= Vernon Ward =

English painter

Vernon Beauvoir Ward (1905–1985) was a 20th-century English painter and commercial artist noted for his works of flowers, birds and Edwardian subjects and who lived for most of his life in Hampstead in London.

== Early life and education ==

He was born in Hampstead, the son of an art dealer, educated at St Joseph's Roman Catholic school in Highgate and trained at the Slade School of Art in London under Henry Tonks, Wilson Steer and Sir Walter Russell. He was the cousin of John Stanton Ward.

== Career ==

A member of the New Society of Artists, he was elected an associate of the Royal Society of British Artists in 1926 and exhibited at the Royal Society and the Royal Institute of Oil Painters.
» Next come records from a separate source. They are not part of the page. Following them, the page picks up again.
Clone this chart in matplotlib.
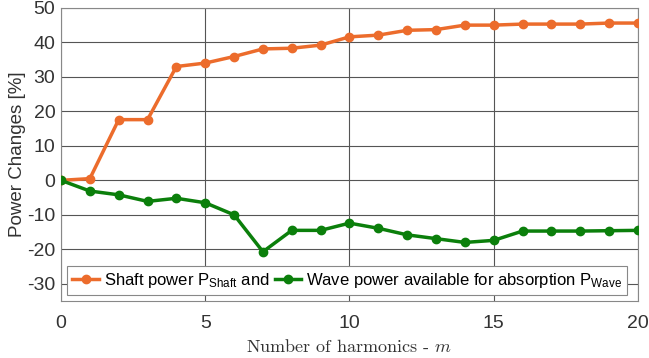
import matplotlib
matplotlib.use("Agg")
import matplotlib.pyplot as plt

harmonics = list(range(21))
shaft_power = [0, 0.5, 17.6, 17.6, 33.0, 34.0, 35.9, 38.1, 38.3, 39.2, 41.6,
               42.1, 43.5, 43.7, 45.0, 45.0, 45.3, 45.3, 45.3, 45.6, 45.6]
wave_power = [0, -3.1, -4.2, -6.1, -5.2, -6.5, -10.0, -20.7, -14.5, -14.5, -12.4,
              -13.9, -15.8, -16.9, -18.0, -17.4, -14.7, -14.7, -14.7, -14.6, -14.5]
xticks = [0, 5, 10, 15, 20]
yticks = [-30, -20, -10, 0, 10, 20, 30, 40, 50]

plt.rcParams['font.family'] = ['Liberation Sans', 'DejaVu Sans']
plt.rcParams['mathtext.fontset'] = 'custom'
plt.rcParams['mathtext.rm'] = 'Liberation Sans'
plt.rcParams['mathtext.it'] = 'Liberation Sans:italic'

fig = plt.figure(figsize=(6.49, 3.58), dpi=100)
ax = fig.add_axes([0.094, 0.159, 0.889, 0.819])

orange = '#EC6C2C'
green = '#0B7F0B'
ax.plot(harmonics, shaft_power, '-o', color=orange, lw=2.5, ms=6,
        label=r'Shaft power P$_{\mathrm{Shaft}}$ and', zorder=3)
ax.plot(harmonics, wave_power, '-o', color=green, lw=2.5, ms=6,
        label=r'Wave power available for absorption P$_{\mathrm{Wave}}$', zorder=3)

ax.set_xlim(0, 20)
ax.set_ylim(-35, 50)
ax.set_xticks(xticks)
ax.set_yticks(yticks)
ax.set_yticklabels([str(v) for v in yticks])
ax.tick_params(axis='both', length=0, labelsize=14, colors='#333333')
ax.tick_params(axis='x', pad=10)
ax.tick_params(axis='y', pad=4)
ax.grid(True, color='#555555', lw=0.8)
ax.set_axisbelow(True)
for s in ax.spines.values():
    s.set_color('#888888')
    s.set_linewidth(0.8)

ax.set_ylabel('Power Changes [%]', fontsize=13.5, color='#333333', labelpad=1)
ax.set_xlabel(r'Number of harmonics - $m$', fontsize=13, fontfamily='cmr10',
              math_fontfamily='cm', color='#333333')

leg = ax.legend(loc='lower left', bbox_to_anchor=(0.011, 0.02), ncol=2,
                fontsize=12, frameon=True, fancybox=False, framealpha=1,
                edgecolor='#888888', handlelength=1.6, handletextpad=0.3,
                columnspacing=0.3, borderpad=0.3, borderaxespad=0)
leg.get_frame().set_linewidth(0.8)

fig.savefig('out.png', dpi=100)
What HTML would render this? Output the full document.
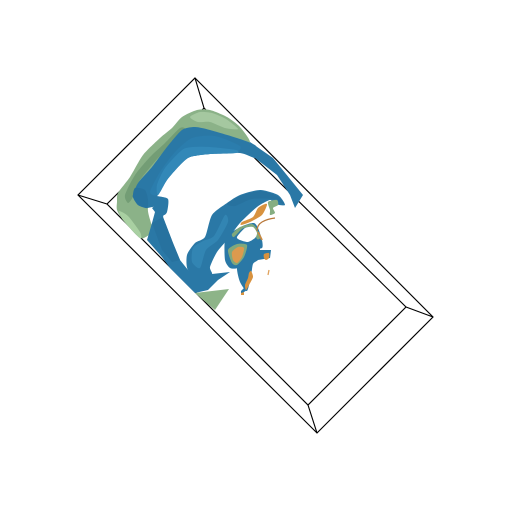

Ward was also a member of the New Society of Artists. During the war he worked on ambulance maintenance with the Civil Defence Service in Richmond. His work found particular favour in the commercial sector with publishers such as Solomon and Whitehead, Frost and Reed and W.N Sharpe of Bradford and reproductions of his work were often found on jigsaw puzzles, greetings cards and commercial prints. He painted a symbolic figure composition for the Free French during World War II and the Borough of Twickenham commissioned him to design a naval war memorial. He occasionally produced original works under the pseudonym Bertram Linder.